An odd thing is that the 1930 Census, in addition to listing Harry, his wife, and his three children, also lists at the same address, a fourth child: John Singley, age 5. Pere thought he have been a cousin staying with them on census day. One clue is that, unlike the others in the family, he is checked off as having lived on a farm. Now, there was a John Singley in Bridgeton Twp, Bucks Co., son of another Harry Singley. (There are always two of anything!) This Harry was the son of John Singley, the older brother of Anthony W. So, little John was a 2nd cousin of Ralph, Paul, and Rita. (The two Harrys were cousins.) Whether this was in fact the John who was staying at Folk St. in 1930 cannot be known. There are all sorts of errors census takers made, starting with the names themselves: John might have been a Schwar staying in a Singley house, for all we know.  

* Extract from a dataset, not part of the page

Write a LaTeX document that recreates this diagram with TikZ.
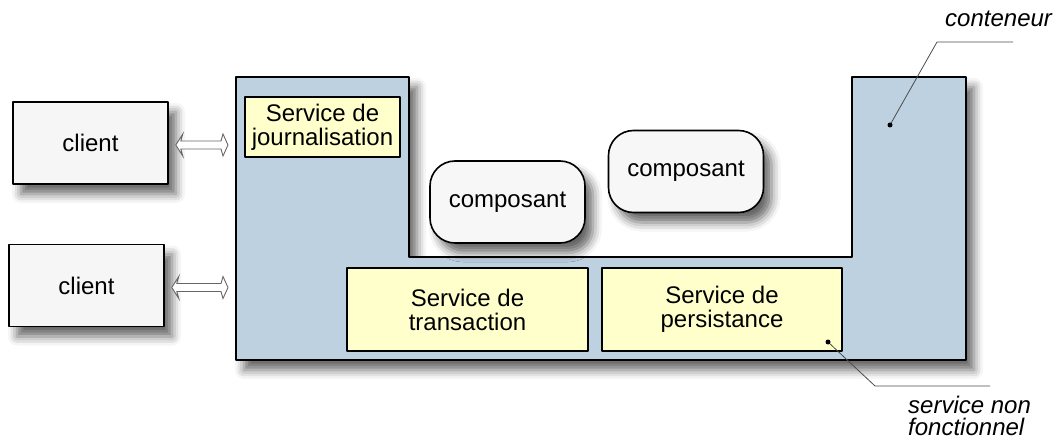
\documentclass[tikz,border=0pt]{standalone}
\usepackage{fontspec}
\setmainfont{Liberation Sans}
\usetikzlibrary{calc,shadows.blur}
\definecolor{bleu}{RGB}{189,209,224}
\definecolor{jaune}{RGB}{255,255,204}
\definecolor{gris}{RGB}{246,246,246}
\tikzset{
	ombre/.style={blur shadow={shadow xshift=8pt,shadow yshift=-10pt,shadow blur radius=9pt,shadow opacity=60}},
	boite/.style={draw,line width=1.6pt,fill=gris,ombre,minimum width=155pt,minimum height=82pt,inner sep=0pt,align=center},
	serv/.style={draw,line width=1.4pt,fill=jaune,inner sep=0pt,align=center},
	compo/.style={boite,fill=white!97!black,rounded corners=25pt},
	fleche/.style={draw=black!60,fill=white,line width=0.9pt,line join=miter,
		to path={let \p1=(\tikztostart), \p2=(\tikztotarget) in
		(\x1+7pt,\y1) -- (\x1+14pt,\y1+11pt) -- (\x1+12pt,\y1+4pt) -- (\x2-15pt,\y1+4pt) -- (\x2-13pt,\y1+11pt)
		-- (\x2-8pt,\y1) -- (\x2-13pt,\y1-11pt) -- (\x2-15pt,\y1-4pt) -- (\x1+12pt,\y1-4pt) -- (\x1+14pt,\y1-11pt) -- cycle}},
	renvoi/.style={draw=black!70,line width=0.8pt},
	legende/.style={font=\fontsize{24}{22}\selectfont\itshape,inner sep=0pt,align=left}
}
\begin{document}
\begin{tikzpicture}[x=1pt,y=-1pt,line join=round,font=\fontsize{24}{24}\selectfont]
	\useasboundingbox (0,0) rectangle (1059,446);
	\path
	(236,77) coordinate(A)
	(409,77) coordinate(B)
	(409,257) coordinate(C)
	(852,257) coordinate(D)
	(852,77) coordinate(E)
	(966,77) coordinate(F)
	(966,360) coordinate(G)
	(236,360) coordinate(H)
	(890,125) coordinate(P)
	(937,42) coordinate(Q)
	(1013,42) coordinate(R)
	(828,342) coordinate(S)
	(875,386) coordinate(T)
	(990,386) coordinate(U)
	;
	\draw[line width=2pt,fill=bleu,ombre] (A)--(B)--(C)--(D)--(E)--(F)--(G)--(H)--cycle;
	\node[boite] (cl1) at (90.5,143) {client};
	\node[boite] (cl2) at (86.5,285.5) {client};
	\node[serv,minimum width=155pt,minimum height=60pt] (sj) at (322.5,127) {Service de\\journalisation};
	\node[serv,minimum width=241pt,minimum height=83pt] (st) at (467.5,309.5) {Service de\\transaction};
	\node[serv,minimum width=240pt,minimum height=83pt] (sp) at (722,309.5) {Service de\\persistance};
	\node[compo] (co1) at (507.5,202) {composant};
	\node[compo] (co2) at (686,171.5) {composant};
	\foreach \c in {cl1,cl2}\draw[fleche] ([yshift=-2pt]\c.east) to ([yshift=-2pt]\c.east -| A);
	\draw[renvoi] (P)--(Q)--(R) (S)--(T)--(U);
	\foreach \p in {P,S}\fill (\p) circle(2.5pt);
	\node[legende,anchor=base west] (lc) at (945,27) {conteneur};
	\node[legende,anchor=base west] (ls) at (908,435) {service non\\fonctionnel};
	%\draw[red] (0,0) rectangle (1059,446);
\end{tikzpicture}
\end{document}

The 1940  Census is the last one open to the public. It lists the Singley family at 530 Folk St. with

  • Harry (48), a bricklayer working on his own account, and had completed 8th grade
  • Helen (44) had completed 8th grad
  • Ralph (19), a stenographer in the office of the ironworks, had completed high school
  • Paul (19), a bookkeeper in the office of a lumber company, had also completed high school.
  • Rita (16) had completed sophomore year in HS

In subsequent years, the occasional Easton City Directories provide a Census substitute. 

  • 1944 Easton City Directory: Harry F (Helen M), brklyr; Paul L, USA, Ralph F (Helen F) USA, Rita M, sten,
  • 1947 Easton City Directory Harry F (Helen M), brklyr; Paul L, student, Ralph F (Helen F), Rita M, sten.

In 1944, the twins were in the Army Air Corps, guarding the Panama Canal Zone. But one notices that Ralph had already married Helen F. Deck (the Decks were also from Oberhausen), and they were living with his parents. Rita was a stenographer at IIRC Taylor-Wharton Iron & Steel Company. This is likely the 'steel company' where the 1940 Census said her brother Ralph had been a stenographer. I also remember the lumber company where Paul worked was Zearfass-Hilliard (and the odor of fresh cut wood in houses under construction wafts forth from my childhood memory).

In 1947 Rita married Joseph F. Flynn and later that year their first son, Michael, would be born. For a while everyone was living at 530: Harry and Helen Singley, Ralph and Helen Singley, Rita and Joe Flynn, Ralph's two kids: Little Paul and Mariellen, and Rita's kid, Michael, then Dennis. Also Big Paul, our uncle. Under modern definitions, we were homeless. 

Little Paul, Mariellen, and Mike at 530

But then, like seeds bursting from a pod, 530 scattered colonists. Ralph and Helen moved three houses up the street. Rita and Joe moved two houses down the street. When Big Paul married Lois Smull, he stayed at 530 and soon inherited it. In good German fashion, Big Mom gifted her three children with trees: three sibling sycamores to celebrate their new houses. Only one still survives. The other two have gone to that Great Woodpile in the Sky.

Harry "Guv" Singley died on 28 Feb 1951 at age 58, after a brief illness. TOF had always heard that he never quite recovered from being gassed in the War. 

Helen Myrtle Schwar Singley died a few years later, on 21 Nov 1956.

At this point, we have begun talking about people who are still alive, and so we politely draw the curtain.